Space Activities in 2015
Jonathan McDowell
planet4589@gmail.com
Preface
In this paper I present some statistics characterizing astronautical activity in calendar year 2015.
In the 2014 edition of this review, I described my methodological approach and some issues of
definitional ambguity; that discussion is not repeated here, and it is assumed that the reader has
consulted the earlier document, available at http://planet4589.org/space/papers/space14.pdf (This
paper may be found as space15.pdf at the same location).
Orbital Launch Attempts
During 2015 there were 87 orbital launch attempts.
2009-2013 2014 2015
Average
USA 19.0 24 20
Russia 30.2 32 26
China 14.8 16 19
France 11 12
Japan 4 4
India 4 5
Israel 1 0
N Korea 0 0
S Korea 0 0
Iran 0 1
Other 15.0 20 22
Total 79.0 92 87
There were three Arianespace-managed Soyuz launches from French Guiana which are counted
as French. The IXV/AVUM Vega launch reached orbit and is so counted, although it was erro-
neously neither UN-registered nor given an international designation.
2015 saw the long-awaited first flight of the new generation of Chang Zheng (Long March)

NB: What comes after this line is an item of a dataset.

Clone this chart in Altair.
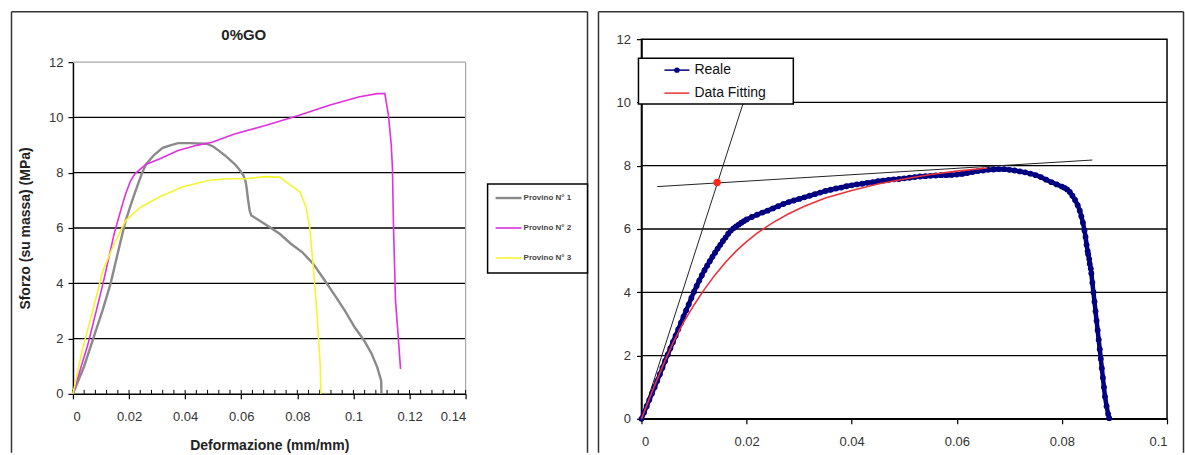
import altair as alt
import pandas as pd

FONT = "Liberation Sans"

# ---------------- Left panel: 0%GO ----------------
left_title = "0%GO"
p1_x = [0, 0.004, 0.0074, 0.0105, 0.0134, 0.016, 0.0188, 0.021, 0.0228, 0.0245, 0.026, 0.029, 0.032, 0.035,
        0.0375, 0.0415, 0.0476, 0.050, 0.052, 0.0545, 0.0563, 0.058, 0.0596, 0.0608, 0.0616, 0.062, 0.0623,
        0.063, 0.0636, 0.066, 0.0683, 0.071, 0.0737, 0.0777, 0.0817, 0.0857, 0.0898, 0.0938, 0.097, 0.1005,
        0.1038, 0.1065, 0.1085, 0.1099, 0.110]
p1_y = [0, 1.0, 2.05, 3.0, 3.98, 5.1, 6.27, 6.95, 7.48, 7.95, 8.3, 8.65, 8.9, 9.0,
        9.07, 9.07, 9.05, 8.95, 8.8, 8.6, 8.44, 8.28, 8.08, 7.9, 7.66, 7.4, 7.12,
        6.63, 6.45, 6.3, 6.15, 5.97, 5.79, 5.43, 5.13, 4.7, 4.1, 3.5, 3.0, 2.4,
        1.93, 1.45, 0.96, 0.48, 0]

p2_x = [0, 0.0054, 0.0107, 0.0147, 0.0175, 0.0188, 0.0205, 0.0221, 0.026, 0.0308, 0.0375, 0.0442, 0.0496,
        0.0576, 0.0683, 0.0804, 0.0911, 0.1018, 0.1085, 0.1112, 0.1125, 0.1135, 0.1139, 0.1143, 0.115,
        0.1159, 0.1168]
p2_y = [0, 1.81, 3.98, 5.79, 6.8, 7.24, 7.7, 7.96, 8.3, 8.5, 8.8, 8.99, 9.1,
        9.4, 9.7, 10.07, 10.43, 10.74, 10.86, 10.86, 10.07, 9.0, 8.2, 6.03, 3.38,
        2.17, 0.9]

p3_x = [0, 0.0033, 0.0074, 0.0107, 0.0147, 0.0188, 0.0241, 0.0308, 0.0389, 0.0482, 0.055, 0.0616, 0.0683,
        0.0737, 0.0777, 0.081, 0.0831, 0.0844, 0.0857, 0.0871, 0.0882, 0.0884]
p3_y = [0, 1.57, 3.14, 4.46, 5.43, 6.27, 6.75, 7.12, 7.48, 7.72, 7.78, 7.78, 7.86,
        7.84, 7.54, 7.3, 6.75, 6.03, 4.58, 2.77, 0.96, 0]

left_names = ["Provino N° 1", "Provino N° 2", "Provino N° 3"]
left_colors = ["#8a8a8a", "#e030e0", "#f4f430"]
left_widths = [2.4, 1.6, 1.6]
left_x_ticks = [0, 0.02, 0.04, 0.06, 0.08, 0.1, 0.12, 0.14]
left_y_ticks = [0, 2, 4, 6, 8, 10, 12]
left_grid = [2, 4, 6, 8, 10]
left_x_max = 0.14
left_y_max = 12
left_minor = [0, 0.004, 0.008, 0.012, 0.016, 0.02, 0.024, 0.028, 0.032, 0.036, 0.04, 0.044, 0.048,
              0.052, 0.056, 0.06, 0.064, 0.068, 0.072, 0.076, 0.08, 0.084, 0.088, 0.092, 0.096, 0.1,
              0.104, 0.108, 0.112, 0.116, 0.12, 0.124, 0.128, 0.132, 0.136, 0.14]

# ---------------- Right panel: Reale vs Data Fitting ----------------
reale_x = [0, 0.0005, 0.001, 0.0015, 0.002, 0.0025, 0.003, 0.0035, 0.004, 0.0045, 0.005, 0.0055, 0.006,
           0.0065, 0.007, 0.0075, 0.008, 0.0085, 0.009, 0.0095, 0.010, 0.0105, 0.011, 0.0115, 0.012,
           0.0125, 0.013, 0.0135, 0.014, 0.0145, 0.015, 0.0155, 0.016, 0.0165, 0.017, 0.0175, 0.018,
           0.0185, 0.019, 0.0195, 0.020, 0.021, 0.022, 0.023, 0.024, 0.025, 0.026, 0.027, 0.028, 0.029,
           0.030, 0.031, 0.032, 0.033, 0.034, 0.035, 0.036, 0.037, 0.038, 0.039, 0.040, 0.041, 0.042,
           0.043, 0.044, 0.045, 0.046, 0.047, 0.048, 0.049, 0.050, 0.051, 0.052, 0.053, 0.054, 0.055,
           0.056, 0.057, 0.058, 0.059, 0.060, 0.061, 0.062, 0.063, 0.064, 0.065, 0.066, 0.067, 0.068,
           0.069, 0.070, 0.071, 0.072, 0.073, 0.074, 0.075, 0.076, 0.077, 0.078, 0.079, 0.080, 0.0805,
           0.081, 0.0815, 0.082, 0.0825, 0.083, 0.0834, 0.0837, 0.084, 0.0843, 0.0845, 0.0847, 0.0849,
           0.085, 0.0852, 0.0853, 0.0855, 0.0856, 0.0858, 0.086, 0.0862, 0.0864, 0.0866, 0.0868, 0.087,
           0.0872, 0.0874, 0.0876, 0.0878, 0.088, 0.0882, 0.0885, 0.0888, 0.089]
reale_y = [0, 0.2, 0.4, 0.6, 0.8, 1.0, 1.2, 1.41, 1.62, 1.83, 2.03, 2.23, 2.43,
           2.63, 2.83, 3.03, 3.23, 3.43, 3.62, 3.82, 4.02, 4.2, 4.37, 4.54, 4.7,
           4.84, 4.98, 5.12, 5.25, 5.38, 5.5, 5.62, 5.73, 5.85, 5.95, 6.02, 6.08,
           6.14, 6.2, 6.25, 6.3, 6.38, 6.45, 6.52, 6.58, 6.65, 6.72, 6.79, 6.85, 6.9,
           6.95, 7.0, 7.05, 7.1, 7.15, 7.2, 7.24, 7.28, 7.31, 7.35, 7.38, 7.41, 7.43,
           7.46, 7.48, 7.51, 7.53, 7.55, 7.57, 7.58, 7.6, 7.62, 7.64, 7.66, 7.67, 7.68,
           7.69, 7.7, 7.7, 7.71, 7.72, 7.74, 7.77, 7.8, 7.83, 7.85, 7.87, 7.88, 7.89,
           7.89, 7.87, 7.85, 7.82, 7.79, 7.75, 7.7, 7.64, 7.56, 7.48, 7.41, 7.34, 7.3,
           7.25, 7.17, 7.05, 6.92, 6.75, 6.58, 6.4, 6.2, 5.95, 5.75, 5.5, 5.3,
           5.2, 5.05, 4.9, 4.75, 4.6, 4.3, 4.0, 3.7, 3.4, 3.1, 2.8, 2.5,
           2.2, 1.9, 1.6, 1.3, 1.0, 0.7, 0.4, 0.15, 0.02]

fit_x = [0, 0.002, 0.004, 0.006, 0.008, 0.010, 0.012, 0.014, 0.016, 0.018, 0.020, 0.022, 0.025, 0.028,
         0.031, 0.035, 0.040, 0.045, 0.050, 0.055, 0.060, 0.0658]
fit_y = [0, 0.85, 1.65, 2.4, 3.05, 3.6, 4.1, 4.55, 4.95, 5.3, 5.6, 5.87, 6.2, 6.48,
         6.72, 6.98, 7.22, 7.42, 7.58, 7.72, 7.83, 7.93]

tan1_x = [0.003, 0.0858]
tan1_y = [7.34, 8.18]
tan2_x = [0, 0.0193]
tan2_y = [0, 9.95]
yield_x = [0.0144]
yield_y = [7.47]

right_names = ["Reale", "Data Fitting"]
reale_color = "#000080"
fit_color = "#e8333c"
right_x_ticks = [0, 0.02, 0.04, 0.06, 0.08, 0.1]
right_y_ticks = [0, 2, 4, 6, 8, 10, 12]
right_grid = [2, 4, 6, 8, 10]

FRAME = "#333333"
decor = pd.DataFrame({"k": [0]})


def vrule(x, y1, y2, color=FRAME, w=1.5):
    return alt.Chart(decor).mark_rule(color=color, strokeWidth=w).encode(
        x=alt.value(x), y=alt.value(y1), y2=alt.value(y2))


def hrule(x1, x2, y, color=FRAME, w=1.5):
    return alt.Chart(decor).mark_rule(color=color, strokeWidth=w).encode(
        x=alt.value(x1), x2=alt.value(x2), y=alt.value(y))


def label(x, y, txt, size, color="#222", weight="normal", align="left"):
    return alt.Chart(decor).mark_text(align=align, baseline="middle", font=FONT, fontSize=size,
                                      color=color, fontWeight=weight).encode(
        x=alt.value(x), y=alt.value(y), text=alt.value(txt))


# ---------------- build left ----------------
# the left plot group starts 23 px above its value-12 line, so both panels share one top edge
TOP = 23
W1, H1 = 393, 332 + TOP
xs1 = alt.Scale(domain=[0, left_x_max], nice=False)
ys1 = alt.Scale(domain=[0, left_y_max], range=[H1, TOP], nice=False)
xa1 = alt.Axis(values=left_x_ticks, format="~g", title="Deformazione (mm/mm)", labelPadding=12,
               titlePadding=15)
ya1 = alt.Axis(values=left_y_ticks, title="Sforzo (su massa) (MPa)", labelPadding=5, titlePadding=16)

left_layers = [
    vrule(-61.5, -27.5, 414), hrule(-61.5, 515, -27.5), vrule(515, -27.5, 414),
    label(171, -4, left_title, 15, color="#222", weight="bold", align="center"),
    alt.Chart(pd.DataFrame({"g": left_grid})).mark_rule(color="black", strokeWidth=1.3).encode(
        y=alt.Y("g:Q", scale=ys1, axis=ya1)),
    # light grey plot-area border (top at 12, right at 0.14)
    alt.Chart(pd.DataFrame({"g": [left_y_max]})).mark_rule(color="#a8a8a8", strokeWidth=1.2).encode(
        y=alt.Y("g:Q", scale=ys1, axis=ya1)),
    alt.Chart(pd.DataFrame({"x": [left_x_max], "y": [0], "y2": [left_y_max]})).mark_rule(
        color="#a8a8a8", strokeWidth=1.2).encode(
        x=alt.X("x:Q", scale=xs1, axis=xa1), y=alt.Y("y:Q", scale=ys1, axis=ya1), y2="y2:Q"),
    alt.Chart(pd.DataFrame({"m": left_minor})).mark_rule(color="black", strokeWidth=1).encode(
        x=alt.X("m:Q", scale=xs1, axis=xa1), y=alt.value(H1 - 4), y2=alt.value(H1)),
]
for name, col, w, xs, ys in zip(left_names, left_colors, left_widths, [p1_x, p2_x, p3_x], [p1_y, p2_y, p3_y]):
    df = pd.DataFrame({"x": xs, "y": ys, "i": range(len(xs))})
    left_layers.append(
        alt.Chart(df).mark_line(color=col, strokeWidth=w).encode(
            x=alt.X("x:Q", scale=xs1, axis=xa1),
            y=alt.Y("y:Q", scale=ys1, axis=ya1),
            order="i:Q"))

# legend box (left)
left_layers.append(alt.Chart(decor).mark_rect(fill="white", stroke="black", strokeWidth=1.5).encode(
    x=alt.value(415), x2=alt.value(515), y=alt.value(122 + TOP), y2=alt.value(211 + TOP)))
for i, (name, col, w) in enumerate(zip(left_names, left_colors, left_widths)):
    yy = 136 + TOP + i * 30
    left_layers.append(hrule(423, 449, yy, color=col, w=w))
    left_layers.append(label(451, yy, name, 8, color="#444", weight="bold"))

left = alt.layer(*left_layers).properties(
    width=W1, height=H1,
    view=alt.ViewBackground(stroke=None))

# ---------------- build right ----------------
W2, H2 = 526, 380
xs2 = alt.Scale(domain=[0, 0.1], nice=False)
ys2 = alt.Scale(domain=[0, 12], nice=False)
xa2 = alt.Axis(values=right_x_ticks, format="~g", title=None, labelPadding=12)
ya2 = alt.Axis(values=right_y_ticks, title=None, labelPadding=6)

df_reale = pd.DataFrame({"x": reale_x, "y": reale_y, "i": range(len(reale_x))})
df_fit = pd.DataFrame({"x": fit_x, "y": fit_y, "i": range(len(fit_x))})
df_t1 = pd.DataFrame({"x": tan1_x, "y": tan1_y})
df_t2 = pd.DataFrame({"x": tan2_x, "y": tan2_y})
df_yield = pd.DataFrame({"x": yield_x, "y": yield_y})


def enc(ch):
    return ch.encode(x=alt.X("x:Q", scale=xs2, axis=xa2), y=alt.Y("y:Q", scale=ys2, axis=ya2))


right_layers = [
    vrule(-43, -27.5, 414), hrule(-43, 542.5, -27.5), vrule(542.5, -27.5, 414),
    alt.Chart(pd.DataFrame({"g": right_grid})).mark_rule(color="black", strokeWidth=1.3).encode(
        y=alt.Y("g:Q", scale=ys2, axis=ya2)),
    enc(alt.Chart(df_t1).mark_line(color="#222", strokeWidth=1)),
    enc(alt.Chart(df_t2).mark_line(color="#222", strokeWidth=1)),
    enc(alt.Chart(df_reale).mark_line(color=reale_color, strokeWidth=4.5)).encode(order="i:Q"),
    enc(alt.Chart(df_reale).mark_circle(color=reale_color, size=34, opacity=1)),
    enc(alt.Chart(df_fit).mark_line(color=fit_color, strokeWidth=1.6)).encode(order="i:Q"),
    enc(alt.Chart(df_yield).mark_circle(color="#ff2a1a", size=55, opacity=1)),
]
# legend box (right)
right_layers.append(alt.Chart(decor).mark_rect(fill="white", stroke="black", strokeWidth=1.5).encode(
    x=alt.value(-3), x2=alt.value(152), y=alt.value(19), y2=alt.value(65)))
right_layers.append(hrule(23, 48, 31, color=reale_color, w=1.5))
right_layers.append(alt.Chart(decor).mark_circle(color=reale_color, size=30, opacity=1).encode(
    x=alt.value(35.5), y=alt.value(31)))
right_layers.append(label(53, 31, right_names[0], 14, color="#111"))
right_layers.append(hrule(23, 48, 54, color=fit_color, w=1.5))
right_layers.append(label(53, 54, right_names[1], 14, color="#111"))

right = alt.layer(*right_layers).properties(
    width=W2, height=H2,
    view=alt.ViewBackground(stroke="black", strokeWidth=1.5))

chart = alt.hconcat(left, right, spacing=8).properties(
    padding={"left": 10, "top": 10, "right": 0, "bottom": 0},
    background="white",
).configure_axis(
    labelFont=FONT, labelFontSize=13, labelColor="#333",
    titleFont=FONT, titleFontSize=14, titleFontWeight="bold", titleColor="#222",
    domainColor="black", domainWidth=1.5, tickColor="black", tickSize=5, tickWidth=1.2, grid=False,
)

chart.save("out.html", embed_options={"renderer": "svg", "actions": False})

launch vehicles. The CZ-5/6/7 family, based on LOX/kerosene core stages, is expected to replace
the N2O4/UDMH-based CZ-2/3/4 family. The smallest of the new family, the CZ-6, orbited a
cluster of small satellites in September. A new solid fuel small launch vehicle, the CZ-11, made its
first flight a week later. 2016 is expected to see the first flight of the heavy CZ-5 rocket and the
orbital inauguration of the Hainan spaceport.
Launch failures
There were five orbital launch failures during the year, tabulated below. To evaluate average launch
vehicle reliability I allocate each launch a score between 0.0 (total failure) and 1.0 (success). Failures
which nevertheless reach orbit get an intermediate score.